Software Standards Compliance 101: Implementing a programming standard
In the mid-1990s, a formal investigation was conducted into a series of fatal accidents with the Therac-25 radiotherapy machine. Led by Nancy Leveson of the University of Washington, the investigation resulted in a set of recommendations on how to create safety-critical software solutions in an objective manner. Since then, industries as disparate as aerospace, automotive and industrial control have encapsulated the practices and processes for creating safety- and/or security-critical systems in an objective manner into industry standards.
Although subtly different in wording and emphasis, the standards across industries follow a similar approach to ensuring the development of safe and/or secure systems. This common approach includes ten phases:
- Perform a system safety or security assessment
- Determine a target system failure rate
- Use the system target failure rate to determine the appropriate level of development rigor
- Use a formal requirements capture process
- Create software that adheres to an appropriate coding standard
- Trace all code back to their source requirements
- Develop all software and system test cases based on requirements
- Trace test cases to requirements
- Use coverage analysis to assess test completeness against both requirements and code
- For certification, collect and collate the process artifacts required to demonstrate that an appropriate level of rigor has been maintained.

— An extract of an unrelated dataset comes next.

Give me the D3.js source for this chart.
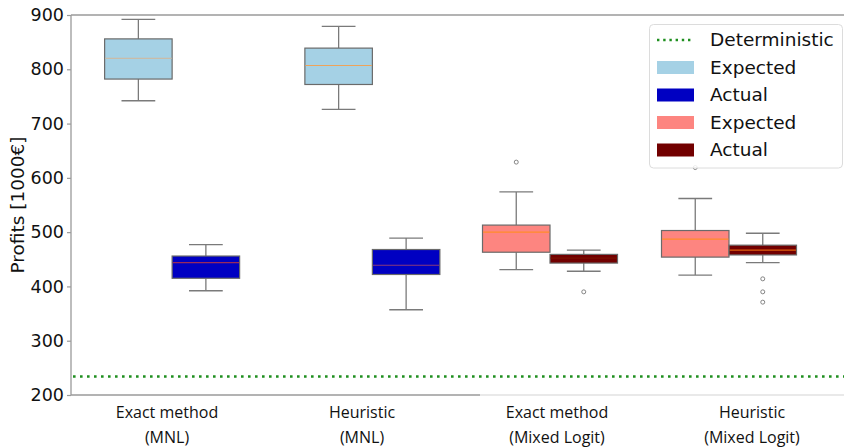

Phase 5 is discussed in the main body of this article. A key topic in creating safe and secure systems is building quality and security into software. This is done by adopting an enforceable coding standard that has the additional benefit of greatly reducing the cost of development, especially when it comes to meeting corporate and/or industry software quality, safety and security requirements.
Incorporating appropriate coding standards into software development serves to reduce defects by building quality into the software as it is being written. The challenge in identifying a solution hinges on the fact that quality means different things in different applications. It’s the consequences or impact of software failure that defines the level of quality needed. For example, the huge settlement Toyota recently made in response to the “unintended acceleration” lawsuit that was decided against it came because Toyota’s software failure resulted in multiple deaths. In contrast, a software security failure typically only results in lost money. Cloudfare recently announced that the remediation costs associated with the Open SSL “Heartbleed” vulnerability cost them many millions of dollars.

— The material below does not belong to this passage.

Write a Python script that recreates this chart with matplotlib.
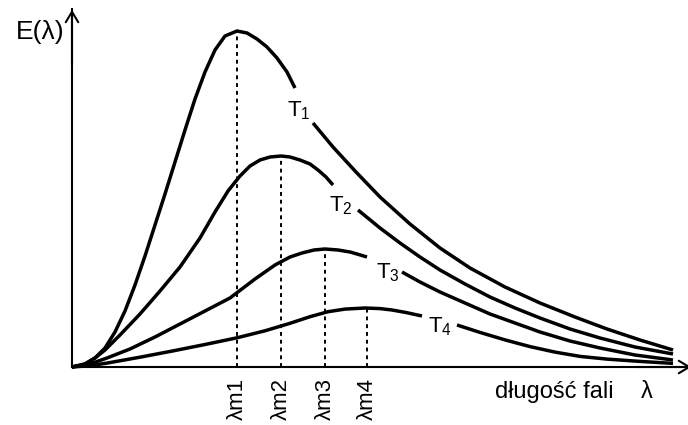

Companies adopt and apply coding standards to mitigate these types of software defect as the software is being written. Coding standards encapsulate a governing organization’s wisdom and years of expertise and experience programming in a given language for a given domain and provide guidance for the creation of good code.
At their most basic, programming standards help to ensure the consistency of new code, and that the code output from one developer can be read by any other developer in the organization, facilitating code reviews and downstream maintenance. This is especially beneficial during the defect identification and isolation process, assisting in the reduction of latent defects and therefore lowering overall software costs. Programming standards can also help organizations avoid areas of significant programming risk by improving the overall quality of the code and avoiding the “undefined behaviors” associated with certain language semantics.

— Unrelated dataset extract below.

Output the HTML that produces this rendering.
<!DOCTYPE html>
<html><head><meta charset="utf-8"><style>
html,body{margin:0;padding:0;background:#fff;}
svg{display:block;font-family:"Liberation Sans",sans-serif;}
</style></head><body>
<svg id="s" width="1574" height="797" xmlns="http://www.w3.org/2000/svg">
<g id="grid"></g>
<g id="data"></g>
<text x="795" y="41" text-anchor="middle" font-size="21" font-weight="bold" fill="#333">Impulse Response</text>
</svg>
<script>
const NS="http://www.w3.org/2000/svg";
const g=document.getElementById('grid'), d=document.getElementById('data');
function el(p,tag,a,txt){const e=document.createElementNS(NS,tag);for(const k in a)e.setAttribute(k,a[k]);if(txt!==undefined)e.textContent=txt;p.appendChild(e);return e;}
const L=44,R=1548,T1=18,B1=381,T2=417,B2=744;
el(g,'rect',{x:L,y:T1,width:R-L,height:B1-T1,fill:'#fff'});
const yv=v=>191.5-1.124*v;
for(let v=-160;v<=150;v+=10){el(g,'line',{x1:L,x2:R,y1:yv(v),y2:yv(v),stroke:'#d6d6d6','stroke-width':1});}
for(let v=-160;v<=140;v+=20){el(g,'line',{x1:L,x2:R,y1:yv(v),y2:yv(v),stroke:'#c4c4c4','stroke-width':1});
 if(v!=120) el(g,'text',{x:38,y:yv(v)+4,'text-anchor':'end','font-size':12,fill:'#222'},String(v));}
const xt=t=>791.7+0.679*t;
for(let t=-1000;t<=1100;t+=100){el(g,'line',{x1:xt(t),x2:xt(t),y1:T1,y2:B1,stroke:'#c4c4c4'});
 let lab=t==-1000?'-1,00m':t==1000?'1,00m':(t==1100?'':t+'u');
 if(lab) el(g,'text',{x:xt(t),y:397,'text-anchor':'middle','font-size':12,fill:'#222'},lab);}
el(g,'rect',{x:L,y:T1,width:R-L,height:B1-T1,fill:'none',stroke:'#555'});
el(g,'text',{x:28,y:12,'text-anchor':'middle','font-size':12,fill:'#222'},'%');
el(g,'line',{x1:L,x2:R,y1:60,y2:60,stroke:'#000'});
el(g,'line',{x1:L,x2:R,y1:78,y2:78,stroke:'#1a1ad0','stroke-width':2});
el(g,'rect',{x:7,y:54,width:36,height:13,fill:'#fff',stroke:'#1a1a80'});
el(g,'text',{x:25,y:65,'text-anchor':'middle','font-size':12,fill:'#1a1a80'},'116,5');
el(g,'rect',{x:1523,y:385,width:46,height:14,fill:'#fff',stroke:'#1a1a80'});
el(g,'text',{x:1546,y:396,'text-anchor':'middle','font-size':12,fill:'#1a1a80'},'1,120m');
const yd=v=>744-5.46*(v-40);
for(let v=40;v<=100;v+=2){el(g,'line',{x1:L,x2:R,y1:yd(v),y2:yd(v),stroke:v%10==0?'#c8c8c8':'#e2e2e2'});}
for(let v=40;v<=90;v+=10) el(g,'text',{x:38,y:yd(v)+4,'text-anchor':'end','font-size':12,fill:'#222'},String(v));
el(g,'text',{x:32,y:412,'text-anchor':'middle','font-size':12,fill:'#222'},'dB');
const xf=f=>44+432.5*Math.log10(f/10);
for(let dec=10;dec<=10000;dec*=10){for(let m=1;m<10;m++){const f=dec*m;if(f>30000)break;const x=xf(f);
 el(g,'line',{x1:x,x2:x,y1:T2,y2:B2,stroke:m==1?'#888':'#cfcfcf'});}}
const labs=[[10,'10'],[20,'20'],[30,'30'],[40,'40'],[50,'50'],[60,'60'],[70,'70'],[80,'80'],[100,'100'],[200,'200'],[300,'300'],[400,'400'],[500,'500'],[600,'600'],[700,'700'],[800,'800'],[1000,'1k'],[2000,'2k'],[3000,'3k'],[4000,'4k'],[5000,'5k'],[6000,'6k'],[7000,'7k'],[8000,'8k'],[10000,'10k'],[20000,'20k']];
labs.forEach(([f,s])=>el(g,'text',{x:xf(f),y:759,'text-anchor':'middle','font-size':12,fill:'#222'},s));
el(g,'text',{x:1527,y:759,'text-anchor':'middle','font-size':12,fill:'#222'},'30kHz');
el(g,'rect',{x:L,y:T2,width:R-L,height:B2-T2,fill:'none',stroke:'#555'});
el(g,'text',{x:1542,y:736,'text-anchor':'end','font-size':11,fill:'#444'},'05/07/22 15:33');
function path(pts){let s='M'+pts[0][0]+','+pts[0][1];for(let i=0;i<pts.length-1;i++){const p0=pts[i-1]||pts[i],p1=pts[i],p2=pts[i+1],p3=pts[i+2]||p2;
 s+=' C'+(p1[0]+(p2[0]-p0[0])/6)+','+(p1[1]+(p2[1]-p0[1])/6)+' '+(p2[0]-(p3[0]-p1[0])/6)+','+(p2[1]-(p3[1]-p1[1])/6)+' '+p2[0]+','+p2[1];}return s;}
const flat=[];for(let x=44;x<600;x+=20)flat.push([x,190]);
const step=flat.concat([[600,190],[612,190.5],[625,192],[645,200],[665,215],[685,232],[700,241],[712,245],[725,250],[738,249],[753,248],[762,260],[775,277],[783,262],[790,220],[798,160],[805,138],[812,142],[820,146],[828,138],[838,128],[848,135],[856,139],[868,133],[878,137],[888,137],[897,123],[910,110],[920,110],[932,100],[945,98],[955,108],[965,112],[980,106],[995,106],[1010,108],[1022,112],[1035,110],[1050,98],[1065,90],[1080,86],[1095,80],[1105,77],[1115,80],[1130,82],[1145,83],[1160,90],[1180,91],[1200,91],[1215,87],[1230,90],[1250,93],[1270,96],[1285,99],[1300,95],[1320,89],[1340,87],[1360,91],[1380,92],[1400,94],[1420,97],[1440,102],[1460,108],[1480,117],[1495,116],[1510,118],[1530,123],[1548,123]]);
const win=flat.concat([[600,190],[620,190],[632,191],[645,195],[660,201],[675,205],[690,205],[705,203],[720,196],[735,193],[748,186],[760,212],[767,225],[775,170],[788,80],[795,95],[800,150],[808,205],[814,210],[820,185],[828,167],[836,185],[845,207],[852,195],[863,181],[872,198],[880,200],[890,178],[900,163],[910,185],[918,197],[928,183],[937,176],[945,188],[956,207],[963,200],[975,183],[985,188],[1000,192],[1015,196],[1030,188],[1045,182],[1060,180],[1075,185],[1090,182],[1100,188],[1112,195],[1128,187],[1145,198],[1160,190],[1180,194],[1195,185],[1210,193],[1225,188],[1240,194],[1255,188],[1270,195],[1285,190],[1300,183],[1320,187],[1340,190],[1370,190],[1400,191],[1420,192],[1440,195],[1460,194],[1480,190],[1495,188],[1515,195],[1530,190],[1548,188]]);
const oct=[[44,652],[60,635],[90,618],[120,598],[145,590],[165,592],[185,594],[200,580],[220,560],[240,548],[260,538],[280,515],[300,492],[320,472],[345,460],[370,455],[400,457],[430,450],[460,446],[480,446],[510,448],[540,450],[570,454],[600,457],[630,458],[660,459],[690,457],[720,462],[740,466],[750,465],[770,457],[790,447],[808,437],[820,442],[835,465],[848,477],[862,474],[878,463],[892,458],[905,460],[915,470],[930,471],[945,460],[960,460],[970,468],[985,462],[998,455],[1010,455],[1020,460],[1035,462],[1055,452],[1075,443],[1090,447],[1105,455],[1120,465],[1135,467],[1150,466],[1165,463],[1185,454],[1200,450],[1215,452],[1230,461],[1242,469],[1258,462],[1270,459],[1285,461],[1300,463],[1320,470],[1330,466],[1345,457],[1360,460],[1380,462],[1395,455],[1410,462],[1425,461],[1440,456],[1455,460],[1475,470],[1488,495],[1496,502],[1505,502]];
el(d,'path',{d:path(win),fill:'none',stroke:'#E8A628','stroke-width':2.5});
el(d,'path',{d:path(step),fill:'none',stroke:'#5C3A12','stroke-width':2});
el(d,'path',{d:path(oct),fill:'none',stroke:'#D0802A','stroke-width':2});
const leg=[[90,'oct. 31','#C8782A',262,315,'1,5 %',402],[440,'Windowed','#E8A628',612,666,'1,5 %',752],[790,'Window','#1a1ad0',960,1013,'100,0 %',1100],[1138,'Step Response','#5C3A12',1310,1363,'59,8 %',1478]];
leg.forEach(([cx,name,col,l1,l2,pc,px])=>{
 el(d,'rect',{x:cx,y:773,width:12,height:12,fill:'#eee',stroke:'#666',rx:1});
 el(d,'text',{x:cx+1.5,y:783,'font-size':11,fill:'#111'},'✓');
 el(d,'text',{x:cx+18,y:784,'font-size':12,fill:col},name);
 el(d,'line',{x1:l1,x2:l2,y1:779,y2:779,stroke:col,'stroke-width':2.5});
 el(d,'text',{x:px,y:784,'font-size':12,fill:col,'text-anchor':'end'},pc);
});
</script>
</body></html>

How Do the Errors Get Started?
One of the most revered and widely used programming languages in use today, the C programming language was originally designed as a lightweight language with a small footprint. However, C’s flexibility carries some inherent risks. For instance, multiple versions of an international C language standard have been ratified, with the latest in 2011 (C11). All versions identify specific language semantics referred to as “undefined behavior,” described in C11 as:
Possible undefined behavior ranges from ignoring the situation completely with unpredictable results, to behaving during translation or program execution in a documented manner characteristic of the environment (with or without the issuance of a diagnostic message), to terminating a translation or execution (with the issuance of a diagnostic message).
Not only does the list of undefined behavior semantics change from version to version, the implementation also changes from compiler to compiler. Many programmers use these undefined behaviors to optimize their application for a specific platform where the code is compiled with a particular version of the compiler. However, if you compile the code for another platform or using a different compiler, these optimizations may result in defects.
Now add C++, Ada, Java, and the multitude of other languages being used in projects today, and the areas of risk increase exponentially. Not all of these languages display the same type of undefined behaviors that C does, but they all have risks associated with their use. Implementing coding standards encapsulate the risks inherent to domain-specific applications.
Given that most safety-critical devices are designed to be fail-safe (i.e., when failures do occur, they are detected and the system responds to them in a manner that ensures the safety of the users), there’s no room for these kinds of “undefined behaviors.” And, even security-critical applications have no room for these kinds of errors since failures can be the way that system vulnerabilities are exploited. While the level of risk associated with creating a safety-critical device is not the same as the level of risk associated with creating a secure device with security, the lines are blurring as more and more devices become network-enabled. Bottomline: Safe software cannot exist with undefined behavior.